Она еще больше понизила голос и, указывая на ту дверь, к которой раньше подходила, заговорила:
– Ее боюсь…
В эту минуту дверь отворилась.
– Вот она! Ну потом, потом все расскажу вам.
На пороге стояла женщина, высокая, седая, гладко причесанная, в черном старомодном платье, наглухо застегнутом. На вид ей было лет шестьдесят пять.
– Полина Александровна Булай?
– Пожалуйста, заходите! – Полина Александровна раскрыла дверь комнаты.
«Странный зубоврачебный кабинет», – подумал я, входя.

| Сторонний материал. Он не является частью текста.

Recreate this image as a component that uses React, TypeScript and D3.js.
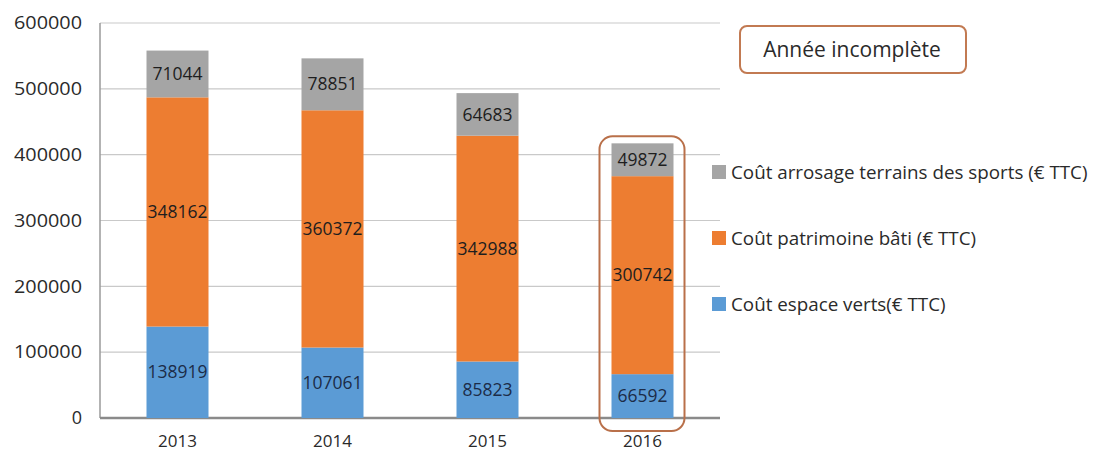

Комната была сплошь заставлена старинными шкафчиками со множеством ящиков и ящичков, низенькими креслами, столиками с бесконечными безделушками. На стенах без всякого порядка висели гравюры и репродукции старинных картин, изображавших радостный семейный уют. Картины были в почерневших от времени золоченых рамах с отбитыми краями. У окна стояло зубоврачебное кресло, сиденье и подголовник которого были обиты малиновым бархатом, сильно потертым.
Все носило следы старины, некоторой дряхлости, но нигде не было ни пылинки.
– Садитесь в кресло, – сказала Булай и подошла к умывальнику. Стала мыть руки.
– Полина Александровна, я не больной.
– Зачем же вы пришли?
– Чтобы поговорить о Думчеве.
– Сергее Сергеевиче? – переспросила она спокойно, тихо и как-то особенно светло. И при этом без всякого удивления.
В дверь слегка постучали, и в комнату вошла соседка.
– Полина Александровна, – спросила она, – вы не брали из кухни мою эмалированную кастрюлю?
– Нет, Авдотья Васильевна, не брала.
– Не брали? Ну и хорошо. Может, моя Зинуша припрятала. Потом ее спрошу. Спит она, сердечная, сейчас… Да, вот еще что я вам скажу: в том сундуке, что на кухне, мышь всю-то ноченьку скреблась. И теперь она, видно, там. Открыть бы, выгнать бы…
– Мышь? В моем сундуке, что с письмами?..
Булай вышла из комнаты.
Авдотья Васильевна осталась в комнате и заговорила:
– Боюсь я… Того боюсь, что, верно, не в своем уме моя соседка. Зинуша моя с поездом на целые недели уезжает. Во всей квартире остаюсь я одна с Полиной Александровной.